Exercise requirements:
Starting at the top of the entries below, set down each line exactly as written, and stop after the line containing "outline_w = [2".

--- Start Data ---

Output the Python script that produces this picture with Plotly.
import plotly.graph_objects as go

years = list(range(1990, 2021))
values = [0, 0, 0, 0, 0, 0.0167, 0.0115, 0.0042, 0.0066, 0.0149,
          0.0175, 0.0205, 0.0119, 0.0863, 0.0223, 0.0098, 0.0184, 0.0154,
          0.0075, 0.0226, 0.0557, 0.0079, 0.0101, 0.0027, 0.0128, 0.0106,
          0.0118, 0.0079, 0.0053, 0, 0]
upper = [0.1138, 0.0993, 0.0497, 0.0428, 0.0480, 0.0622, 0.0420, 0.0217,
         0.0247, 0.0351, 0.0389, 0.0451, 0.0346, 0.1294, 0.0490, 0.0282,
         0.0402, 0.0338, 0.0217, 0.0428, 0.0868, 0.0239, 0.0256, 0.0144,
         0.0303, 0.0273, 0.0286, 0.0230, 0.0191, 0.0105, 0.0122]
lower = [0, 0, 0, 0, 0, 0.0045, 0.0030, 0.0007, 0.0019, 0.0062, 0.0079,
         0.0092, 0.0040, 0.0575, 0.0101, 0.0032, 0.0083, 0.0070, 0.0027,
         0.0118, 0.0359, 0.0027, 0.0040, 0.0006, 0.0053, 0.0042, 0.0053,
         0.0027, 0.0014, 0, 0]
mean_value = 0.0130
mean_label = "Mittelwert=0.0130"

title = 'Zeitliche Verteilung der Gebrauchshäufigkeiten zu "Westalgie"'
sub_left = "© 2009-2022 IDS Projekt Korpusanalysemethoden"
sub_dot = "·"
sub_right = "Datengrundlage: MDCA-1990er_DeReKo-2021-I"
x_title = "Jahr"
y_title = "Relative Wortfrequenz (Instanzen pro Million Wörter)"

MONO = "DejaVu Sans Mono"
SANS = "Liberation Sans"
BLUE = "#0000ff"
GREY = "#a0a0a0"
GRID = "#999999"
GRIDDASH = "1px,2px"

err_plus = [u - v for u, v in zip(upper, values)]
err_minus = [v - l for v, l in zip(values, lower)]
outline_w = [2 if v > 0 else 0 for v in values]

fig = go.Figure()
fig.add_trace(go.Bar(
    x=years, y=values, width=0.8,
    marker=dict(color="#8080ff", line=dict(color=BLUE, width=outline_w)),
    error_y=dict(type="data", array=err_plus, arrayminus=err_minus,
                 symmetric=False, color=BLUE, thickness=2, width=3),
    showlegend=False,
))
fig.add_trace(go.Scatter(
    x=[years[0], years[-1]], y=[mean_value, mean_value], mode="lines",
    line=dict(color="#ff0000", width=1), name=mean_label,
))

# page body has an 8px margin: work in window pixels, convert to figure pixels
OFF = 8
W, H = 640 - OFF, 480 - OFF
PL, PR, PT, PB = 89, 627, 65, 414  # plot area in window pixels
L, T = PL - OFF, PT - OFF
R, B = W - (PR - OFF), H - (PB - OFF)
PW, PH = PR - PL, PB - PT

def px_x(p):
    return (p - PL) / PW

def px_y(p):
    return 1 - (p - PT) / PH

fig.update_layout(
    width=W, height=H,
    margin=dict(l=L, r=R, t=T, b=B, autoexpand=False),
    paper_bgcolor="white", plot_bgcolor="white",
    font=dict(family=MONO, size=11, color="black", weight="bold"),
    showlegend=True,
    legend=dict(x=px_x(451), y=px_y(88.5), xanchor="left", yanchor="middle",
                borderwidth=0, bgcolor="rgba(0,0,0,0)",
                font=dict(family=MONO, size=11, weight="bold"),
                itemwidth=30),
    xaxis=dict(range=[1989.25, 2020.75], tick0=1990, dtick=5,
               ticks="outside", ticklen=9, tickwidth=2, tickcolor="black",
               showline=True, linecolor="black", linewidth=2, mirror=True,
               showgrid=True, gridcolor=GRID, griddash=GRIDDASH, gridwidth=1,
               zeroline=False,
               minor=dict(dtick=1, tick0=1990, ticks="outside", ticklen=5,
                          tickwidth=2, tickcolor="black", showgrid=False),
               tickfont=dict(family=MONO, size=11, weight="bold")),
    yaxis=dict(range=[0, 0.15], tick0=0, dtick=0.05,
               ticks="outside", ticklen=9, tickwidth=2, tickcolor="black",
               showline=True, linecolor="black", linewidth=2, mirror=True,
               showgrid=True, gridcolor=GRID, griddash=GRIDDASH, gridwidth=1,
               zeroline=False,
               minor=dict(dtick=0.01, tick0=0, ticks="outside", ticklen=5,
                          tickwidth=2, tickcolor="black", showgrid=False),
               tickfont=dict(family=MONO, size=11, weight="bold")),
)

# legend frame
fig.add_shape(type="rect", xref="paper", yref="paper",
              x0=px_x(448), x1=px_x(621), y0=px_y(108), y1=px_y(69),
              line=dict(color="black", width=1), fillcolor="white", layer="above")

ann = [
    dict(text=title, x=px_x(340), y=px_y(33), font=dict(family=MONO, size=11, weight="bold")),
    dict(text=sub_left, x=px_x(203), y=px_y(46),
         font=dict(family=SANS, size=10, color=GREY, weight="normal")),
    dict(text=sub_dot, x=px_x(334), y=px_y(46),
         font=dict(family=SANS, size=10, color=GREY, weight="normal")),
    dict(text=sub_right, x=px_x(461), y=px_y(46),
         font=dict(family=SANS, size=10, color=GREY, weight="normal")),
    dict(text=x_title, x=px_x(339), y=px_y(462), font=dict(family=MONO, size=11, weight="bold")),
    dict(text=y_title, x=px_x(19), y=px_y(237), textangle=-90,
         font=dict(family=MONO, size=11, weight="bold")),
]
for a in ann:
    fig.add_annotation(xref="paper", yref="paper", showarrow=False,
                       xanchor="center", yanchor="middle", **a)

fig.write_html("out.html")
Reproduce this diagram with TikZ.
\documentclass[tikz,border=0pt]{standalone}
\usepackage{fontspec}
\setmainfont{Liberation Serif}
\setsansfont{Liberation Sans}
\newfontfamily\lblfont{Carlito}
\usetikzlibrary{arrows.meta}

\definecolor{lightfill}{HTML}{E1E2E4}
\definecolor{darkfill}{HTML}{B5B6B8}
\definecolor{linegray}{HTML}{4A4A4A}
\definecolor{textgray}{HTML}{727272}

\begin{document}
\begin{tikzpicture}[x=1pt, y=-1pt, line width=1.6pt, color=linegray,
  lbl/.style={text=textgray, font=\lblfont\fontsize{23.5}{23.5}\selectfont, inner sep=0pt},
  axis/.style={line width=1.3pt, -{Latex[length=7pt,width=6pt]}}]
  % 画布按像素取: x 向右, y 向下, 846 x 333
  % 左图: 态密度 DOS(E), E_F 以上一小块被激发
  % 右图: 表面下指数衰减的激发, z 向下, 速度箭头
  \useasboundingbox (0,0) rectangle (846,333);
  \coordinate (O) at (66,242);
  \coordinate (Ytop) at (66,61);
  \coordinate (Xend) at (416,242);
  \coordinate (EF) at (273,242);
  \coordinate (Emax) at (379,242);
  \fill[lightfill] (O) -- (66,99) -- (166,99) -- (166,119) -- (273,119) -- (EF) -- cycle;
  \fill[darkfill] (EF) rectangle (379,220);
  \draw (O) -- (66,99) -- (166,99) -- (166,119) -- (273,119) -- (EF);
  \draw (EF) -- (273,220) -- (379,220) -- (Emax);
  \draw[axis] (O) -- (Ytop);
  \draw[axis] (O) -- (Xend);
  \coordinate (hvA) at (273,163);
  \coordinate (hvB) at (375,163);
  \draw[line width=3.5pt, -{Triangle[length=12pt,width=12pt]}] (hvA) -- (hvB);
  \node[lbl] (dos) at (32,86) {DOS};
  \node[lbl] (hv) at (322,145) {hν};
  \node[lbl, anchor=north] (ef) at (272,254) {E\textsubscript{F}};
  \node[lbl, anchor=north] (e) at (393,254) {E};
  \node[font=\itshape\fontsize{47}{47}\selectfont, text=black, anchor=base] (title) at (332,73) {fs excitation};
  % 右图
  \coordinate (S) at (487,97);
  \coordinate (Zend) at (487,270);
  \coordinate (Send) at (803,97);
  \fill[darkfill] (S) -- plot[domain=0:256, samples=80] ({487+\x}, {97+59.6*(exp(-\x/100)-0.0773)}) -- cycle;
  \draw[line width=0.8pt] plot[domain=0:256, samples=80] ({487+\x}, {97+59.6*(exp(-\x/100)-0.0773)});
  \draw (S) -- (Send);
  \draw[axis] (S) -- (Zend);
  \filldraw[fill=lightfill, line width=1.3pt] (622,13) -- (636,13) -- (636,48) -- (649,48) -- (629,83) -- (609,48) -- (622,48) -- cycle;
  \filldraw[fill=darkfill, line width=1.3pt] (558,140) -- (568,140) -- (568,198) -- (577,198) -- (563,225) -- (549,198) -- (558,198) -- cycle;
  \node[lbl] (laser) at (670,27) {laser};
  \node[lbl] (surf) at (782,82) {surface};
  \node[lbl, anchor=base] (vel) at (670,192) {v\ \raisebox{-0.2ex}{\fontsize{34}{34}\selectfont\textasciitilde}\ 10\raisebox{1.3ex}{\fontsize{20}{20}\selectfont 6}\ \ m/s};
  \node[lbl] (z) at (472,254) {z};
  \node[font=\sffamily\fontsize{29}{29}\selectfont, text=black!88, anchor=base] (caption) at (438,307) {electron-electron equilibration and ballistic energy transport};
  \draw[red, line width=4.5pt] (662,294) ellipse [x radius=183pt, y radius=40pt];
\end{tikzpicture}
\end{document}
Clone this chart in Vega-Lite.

--- End Data ---

Written response:
Output the Python script that produces this picture with Plotly.
import plotly.graph_objects as go

years = list(range(1990, 2021))
values = [0, 0, 0, 0, 0, 0.0167, 0.0115, 0.0042, 0.0066, 0.0149,
          0.0175, 0.0205, 0.0119, 0.0863, 0.0223, 0.0098, 0.0184, 0.0154,
          0.0075, 0.0226, 0.0557, 0.0079, 0.0101, 0.0027, 0.0128, 0.0106,
          0.0118, 0.0079, 0.0053, 0, 0]
upper = [0.1138, 0.0993, 0.0497, 0.0428, 0.0480, 0.0622, 0.0420, 0.0217,
         0.0247, 0.0351, 0.0389, 0.0451, 0.0346, 0.1294, 0.0490, 0.0282,
         0.0402, 0.0338, 0.0217, 0.0428, 0.0868, 0.0239, 0.0256, 0.0144,
         0.0303, 0.0273, 0.0286, 0.0230, 0.0191, 0.0105, 0.0122]
lower = [0, 0, 0, 0, 0, 0.0045, 0.0030, 0.0007, 0.0019, 0.0062, 0.0079,
         0.0092, 0.0040, 0.0575, 0.0101, 0.0032, 0.0083, 0.0070, 0.0027,
         0.0118, 0.0359, 0.0027, 0.0040, 0.0006, 0.0053, 0.0042, 0.0053,
         0.0027, 0.0014, 0, 0]
mean_value = 0.0130
mean_label = "Mittelwert=0.0130"

title = 'Zeitliche Verteilung der Gebrauchshäufigkeiten zu "Westalgie"'
sub_left = "© 2009-2022 IDS Projekt Korpusanalysemethoden"
sub_dot = "·"
sub_right = "Datengrundlage: MDCA-1990er_DeReKo-2021-I"
x_title = "Jahr"
y_title = "Relative Wortfrequenz (Instanzen pro Million Wörter)"

MONO = "DejaVu Sans Mono"
SANS = "Liberation Sans"
BLUE = "#0000ff"
GREY = "#a0a0a0"
GRID = "#999999"
GRIDDASH = "1px,2px"

err_plus = [u - v for u, v in zip(upper, values)]
err_minus = [v - l for v, l in zip(values, lower)]
outline_w = [2 if v > 0 else 0 for v in values]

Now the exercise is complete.